Essa teoria de investimento menor é confirmada por Megale. "O valor de incentivo é difícil precisar, porque precisamos ter o formato final definido. Pode ser reavaliado, sim, já que há uma expectativa de dispêndio que as empresas façam em P&D, mas dependendo da ordem esse dispêndio pode ser reavaliado para baixo".
"O céu está ficando azul"
Apesar desses pontos de impasse, que deverão ser amplamente discutidos ao longo da semana, Megale preferiu se portar de modo otimista.

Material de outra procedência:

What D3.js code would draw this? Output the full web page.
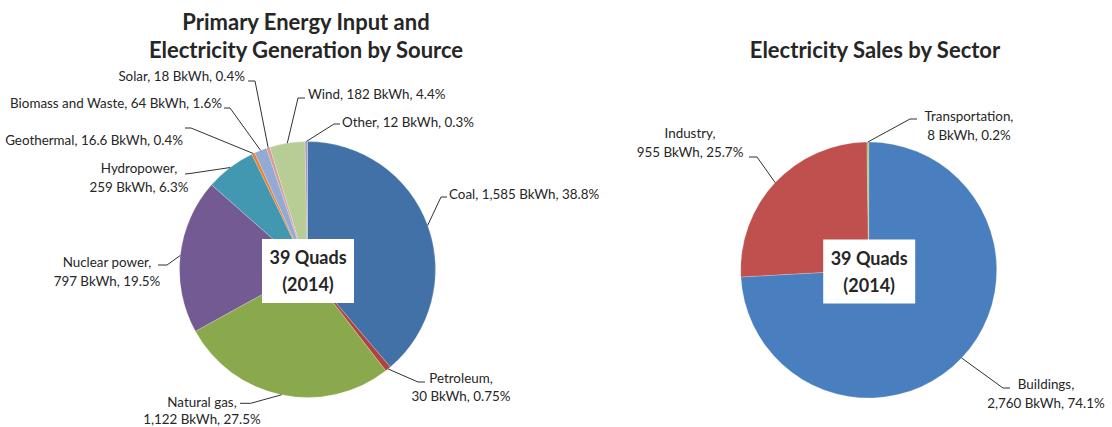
<!DOCTYPE html>
<html>
<head>
<meta charset="utf-8">
<script src="https://cdn.jsdelivr.net/npm/d3@7/dist/d3.min.js"></script>
<style>
  html, body { margin: 0; padding: 0; background: #fff; }
  svg { display: block; }
  text { font-family: Lato, "Open Sans", sans-serif; fill: #262626; }
</style>
</head>
<body>
<svg id="chart" width="1112" height="427"></svg>
<script>
// ---- Data ----
const sourceNames  = ["Coal", "Petroleum", "Natural gas", "Nuclear power", "Hydropower", "Geothermal", "Biomass and Waste", "Solar", "Wind", "Other"];
const sourceValues = [1585, 30, 1122, 797, 259, 16.6, 64, 18, 182, 12];
const sourceValueLabels = ["1,585 BkWh", "30 BkWh", "1,122 BkWh", "797 BkWh", "259 BkWh", "16.6 BkWh", "64 BkWh", "18 BkWh", "182 BkWh", "12 BkWh"];
const sourcePctLabels   = ["38.8%", "0.75%", "27.5%", "19.5%", "6.3%", "0.4%", "1.6%", "0.4%", "4.4%", "0.3%"];

const sectorNames  = ["Buildings", "Industry", "Transportation"];
const sectorValues = [2760, 955, 8];
const sectorValueLabels = ["2,760 BkWh", "955 BkWh", "8 BkWh"];
const sectorPctLabels   = ["74.1%", "25.7%", "0.2%"];

const centerLines = ["39 Quads", "(2014)"];
const titleLeft  = ["Primary Energy Input and", "Electricity Generation by Source"];
const titleRight = ["Electricity Sales by Sector"];

// ---- Styles / layout ----
const sourceColors = ["#4271A8", "#B0433F", "#8AA84C", "#735A93", "#4198B0", "#E8822F", "#93AAD4", "#D69B99", "#B8CD95", "#A899C0"];
const sectorColors = ["#4A7FBF", "#C0504D", "#9BBB59"];

const R = 128;
const leftCenter  = {x: 307.5, y: 269.5};
const rightCenter = {x: 868.7, y: 270};

// label layout (relative to pie centre): text anchor point, line gap, leader elbow + end
const leftLayout = {
  "Coal":              {lines: 1, anchor: "start",  tx: 141.5, ty: -75.5, gap: 19, elbow: [133.5, -72.5], end: [139.5, -72.5]},
  "Petroleum":         {lines: 2, anchor: "middle", tx: 153.5, ty: 108.5, gap: 18, elbow: [110.5, 112.5], end: [117.5, 112.5]},
  "Natural gas":       {lines: 2, anchor: "middle", tx: -105.5, ty: 132.5, gap: 17.5, elbow: [-56.8, 133.8], end: [-67.5, 133.8]},
  "Nuclear power":     {lines: 2, anchor: "middle", tx: -200.5, ty: -7.5, gap: 19, elbow: [-140.5, -4.5], end: [-149.5, -4.5]},
  "Hydropower":        {lines: 2, anchor: "middle", tx: -168.5, ty: -101.5, gap: 19, elbow: [-117.5, -96], end: [-122.5, -95.5]},
  "Geothermal":        {lines: 1, anchor: "end",    tx: -124.5, ty: -129.5, gap: 19, elbow: [-116.5, -141.5], end: [-122.5, -141.5]},
  "Biomass and Waste": {lines: 1, anchor: "end",    tx: -85.5, ty: -166.5, gap: 19, elbow: [-77.5, -161.5], end: [-83.5, -161.5]},
  "Solar":             {lines: 1, anchor: "end",    tx: -62.5, ty: -193.5, gap: 19, elbow: [-52.5, -188.5], end: [-59.5, -188.5]},
  "Wind":              {lines: 1, anchor: "start",  tx: 0.5, ty: -175.5, gap: 19, elbow: [-9.5, -171.5], end: [-2.5, -171.5]},
  "Other":             {lines: 1, anchor: "start",  tx: 34.5, ty: -147.5, gap: 19, elbow: [26.5, -145.5], end: [32.5, -145.5]}
};
const rightLayout = {
  "Buildings":      {lines: 2, anchor: "middle", tx: 177.3, ty: 114, gap: 19.5, elbow: [134.3, 118], end: [141.3, 118]},
  "Industry":       {lines: 2, anchor: "middle", tx: -178.7, ty: -137, gap: 19, elbow: [-111.7, -113], end: [-119.7, -113]},
  "Transportation": {lines: 2, anchor: "middle", tx: 100.3, ty: -154, gap: 19.5, elbow: [41.3, -151], end: [48.3, -151]}
};

const svg = d3.select("#chart");

function drawPie(center, names, values, valueLabels, pctLabels, colors, layout) {
  const g = svg.append("g").attr("transform", `translate(${center.x},${center.y})`);
  const pie = d3.pie().sort(null).value(d => d.value);
  const arcs = pie(names.map((n, i) => ({name: n, value: values[i], vl: valueLabels[i], pl: pctLabels[i], color: colors[i]})));
  const arc = d3.arc().innerRadius(0).outerRadius(R);
  const edge = d3.arc().innerRadius(R).outerRadius(R);

  g.selectAll("path.slice").data(arcs).enter().append("path")
    .attr("class", "slice")
    .attr("d", arc)
    .attr("fill", d => d.data.color)
    .attr("stroke", "rgba(255,255,255,0.35)")
    .attr("stroke-width", 0.6);

  arcs.forEach(d => {
    const L = layout[d.data.name];
    const p = edge.centroid(d);
    g.append("polyline")
      .attr("points", [p, L.elbow, L.end].map(q => q.join(",")).join(" "))
      .attr("fill", "none")
      .attr("stroke", "#1a1a1a")
      .attr("stroke-width", 0.9);
    const t = g.append("text")
      .attr("text-anchor", L.anchor)
      .attr("font-size", 13.4);
    let lines;
    if (L.lines === 2) lines = [d.data.name + ",", d.data.vl + ", " + d.data.pl];
    else lines = [d.data.name + ", " + d.data.vl + ", " + d.data.pl];
    lines.forEach((s, i) => {
      t.append("tspan").attr("x", L.tx).attr("y", L.ty + i * L.gap).attr("dy", "0.35em").text(s);
    });
  });

  // centre box
  const bw = 92, bh = 64;
  g.append("rect").attr("x", -46 + 0.5).attr("y", -30.5).attr("width", bw).attr("height", bh).attr("fill", "#fff");
  centerLines.forEach((s, i) => {
    g.append("text").attr("x", 0.5).attr("y", -11.5 + i * 27).attr("dy", "0.35em")
      .attr("text-anchor", "middle").attr("font-size", 18).attr("font-weight", "bold").text(s);
  });
}

drawPie(leftCenter, sourceNames, sourceValues, sourceValueLabels, sourcePctLabels, sourceColors, leftLayout);
drawPie(rightCenter, sectorNames, sectorValues, sectorValueLabels, sectorPctLabels, sectorColors, rightLayout);

// titles
titleLeft.forEach((s, i) => {
  svg.append("text").attr("x", 306).attr("y", 22 + i * 28).attr("dy", "0.35em")
    .attr("text-anchor", "middle").attr("font-size", 22).attr("font-weight", "bold").text(s);
});
titleRight.forEach((s, i) => {
  svg.append("text").attr("x", 875).attr("y", 50 + i * 28).attr("dy", "0.35em")
    .attr("text-anchor", "middle").attr("font-size", 22).attr("font-weight", "bold").text(s);
});
</script>
</body>
</html>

"Como o próprio presidente da República disse, 'O céu está ficando azul', então nos temos considerações de que a curto prazo o programa seja implementado, ainda no mês de maio".
"Estamos na fase final de ajustes, a serem feitos ainda durante semana e expectativa de que programa seja anunciado muito em breve. Os Ministérios estão conversando e o setor privado naturalmente vai fazer suas considerações sobre isso", concluiu.
Fato é que o "Rota 2030" vem causando divergências entre Fazenda, Indústria e Comércio e fabricantes desde o ano passado. O programa estava previsto para entrar em vigor no segundo semestre de 2017 para substituir o "Inovar Auto", mas tem sido adiado por sucessivas vezes. Só neste mês de abril, é a segunda vez que o governo segura o anúncio: uma outra reunião já havia sido marcada (e cancelada) no dia 12 de abril. E na última segunda-feira (23) havia assegurado o anúncio do Rota 2030 em tempo hábil ainda este mês.